Friday, December 4, 2009

GES-2 Motivation Assessment

It would be funny to say that I was not motivated to do well on the Motivation Assessment. Funny.

I cheat on tests like this. I rarely answer questions truthfully when it comes to motivation, personality, and things like that. I spend a great deal of time analyzing questions trying to figure out what my answer would mean by rating it on the like to dislike, true to false scale usually provided. I am not fooled (or so I think) by the test makers randomizing the types of questions found on the test. The GES¬-2 is a fine test and I have no problem with it other than the fact that it tries to test too much at once. You can use this test to . . . okay, according to a creativelearning.com website, it assesses giftedness in intellectual, creative, specific academic, and/or leadership ability (or in the performing arts). As a test taker, I was all my questions sorted. I don’t want to have to figure out which questions are the creative ones and which are the motivational ones.

I’m confused, though. GES means Gifted Evaluation Scale. Is that the test? or just the scale used to assess the test.

Sheesh. According to the hes-inc.com website, you can purchase the GES-3 for a mere $90. Are we really motivated enough to spend that much money on a kid who might be like me and lie throughout the test to give you the answers he thinks you want? Not me, bucko. I want to spend that money on high-interest materials that will make all kids interested.

We can’t talk about race that much. We can’t talk about gender that much either. There’s a lot of things I won’t say here (whether I believe them or not) about why this person or that person will do better on the GES. Even saying that there are things that I won’t say is problematic.

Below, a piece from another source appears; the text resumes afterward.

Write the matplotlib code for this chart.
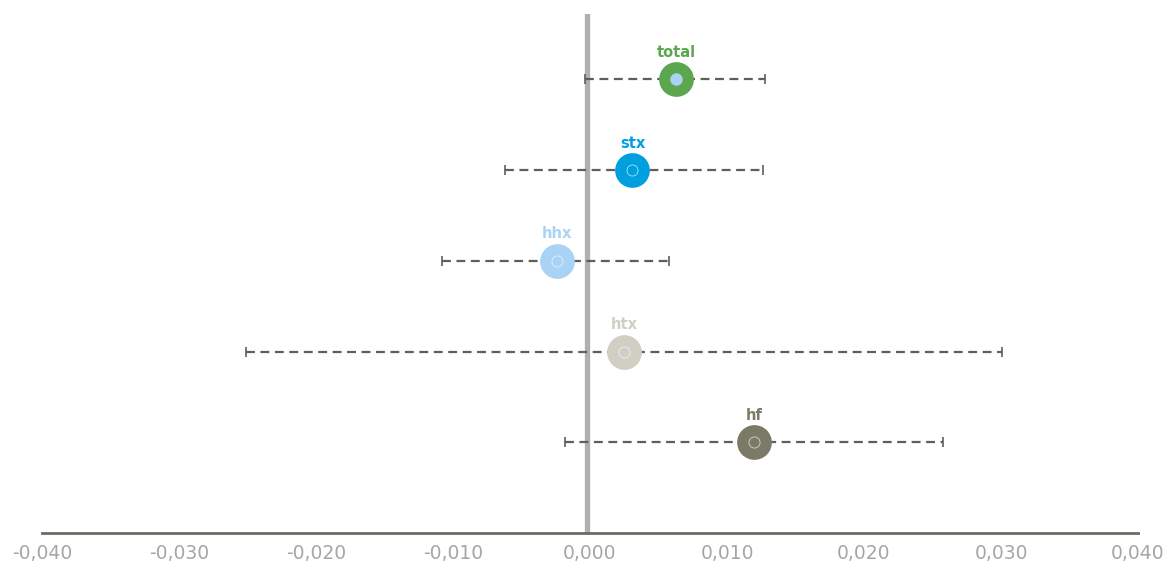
import matplotlib.pyplot as plt
from matplotlib.ticker import FuncFormatter

# datos
labels = ["hf", "htx", "hhx", "stx", "total"]
estimates = [0.0120, 0.0025, -0.0024, 0.0031, 0.0063]
lower = [-0.0018, -0.0251, -0.0108, -0.0062, -0.0004]
upper = [0.0258, 0.0301, 0.0058, 0.0126, 0.0128]
colors = ["#7A7A66", "#D0CFC3", "#A9D3F5", "#009FE0", "#5BA64E"]
x_ticks = [-0.04, -0.03, -0.02, -0.01, 0.0, 0.01, 0.02, 0.03, 0.04]

fig = plt.figure(figsize=(11.68, 5.68), dpi=100)
ax = fig.add_axes([42 / 1168, 35 / 568, 1096 / 1168, 519 / 568])

ax.axvline(-0.0002, color="#AFAFAF", lw=3.8, zorder=1)

ypos = list(range(1, len(labels) + 1))
for y, est, lo, hi, c, lab in zip(ypos, estimates, lower, upper, colors, labels):
    eb = ax.errorbar(est, y, xerr=[[est - lo], [hi - est]], fmt="none",
                     ecolor="#5F5F55", elinewidth=1.6, capsize=3.5, capthick=1.2,
                     zorder=2)
    eb.lines[2][0].set_linestyle((0, (4, 2.5)))
    ax.plot(est, y, "o", ms=25, color=c, mec="none", zorder=3)
    if lab == "total":
        ax.plot(est, y, "o", ms=9, color="#A9D3F5", mec="none", zorder=4)
    else:
        ax.plot(est, y, "o", ms=8, mfc="none", mec="white", mew=0.5,
                alpha=0.8, zorder=4)
    ax.annotate(lab, (est, y), xytext=(0, 14), textcoords="offset points",
                ha="center", va="bottom", color=c, fontsize=10.5,
                fontweight="bold")

ax.set_xlim(-0.04, 0.04)
ax.set_ylim(0, 5.72)
ax.set_xticks(x_ticks)
ax.xaxis.set_major_formatter(FuncFormatter(lambda v, p: f"{v:.3f}".replace(".", ",").replace("-0,000", "0,000")))
ax.tick_params(axis="x", length=0, labelsize=13.5, colors="#A6A6A6", pad=8)
ax.set_yticks([])
for s in ["top", "left", "right"]:
    ax.spines[s].set_visible(False)
ax.spines["bottom"].set_color("#6B6B5E")
ax.spines["bottom"].set_linewidth(2)

fig.savefig("out.png", dpi=100)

I am, however, a product of my environment. My father is a workaholic. He remained retired for about four months before he got himself another full-time job. He had worked with the phone company for nearly thirty years. My folks aren’t rich, but they certainly don’t need the money. I grew up with a mother who rode horses and stayed home with the kids (my sister and me). She worked a little, part time jobs, mostly horse-related. I grew up with the understanding that men were supposed to work and women were allowed to work. It’s okay for a woman to have a job, nothing wrong with that, but it’s secondary to the man’s job. I know I’m supposed to be motivated to work, to build, to create just because I am a man. For my twelve years of married life, my job has been the primary money-earner. My wife is not far behind and she does work full-time. I wonder, though, does she work full time because we need the money (which we do, bills to pay) or is it because she wants to work. I’d love to stay home and take care of the house and read books all day long, but that would make me less of a man, wouldn’t it? That would mean I’m not motivated. But just like my father, I plan to stay with the same career for the rest of my life. My wife has had four different career-type jobs in the past 12 years.

Let’s leave race out of this, shall we?

I have to say I am at a loss as to who should administer the GES and why. I don’t see what motivation (specifically) has to do with giftedness. I see that as an independent factor. I can be motivated to build houses but suck at it. I can be completely unmotivated to design new cars and yet be the foremost genius in the field. Yeah, I get it. You have to be motivated on some level to allow someone to be able to see your giftedness. I get that. Yet I still mock.
Scoring. I understand the need for different scales for different ages, even for male/female test-takers. The six-year-old taking charge of doing his homework is highly motivated, but we can’t exactly expect this kid to start a local chapter of Amnesty International. I’m sure there’s some six-year-old out there who’s done it, but it’s rare. Older kids, the teens and late teens, they have to do more to be considered motivated. Makes perfect sense to me.

I dislike, however, the flaw in the system. The judge. Handing these out to various teachers, coaches, parents, friends who are involved in the allegedly gifted kid’s life puts a kink in the system that is, as I see it, unavoidable. You have to trust other people. Even if those other people might have a grudge against the kid. Now we get into statistics and standard deviations and margins for error. I, as a tenth grader, was a perfect child behavior-wise for my first five classes. When I got to sixth period, I was a nut. Can’t quite explain it, but if my sixth block Geometry teacher had filled out any sort of behavior-analysis form on me, it would have contrasted starkly with my other five teachers. It’s a flaw, but unavoidable.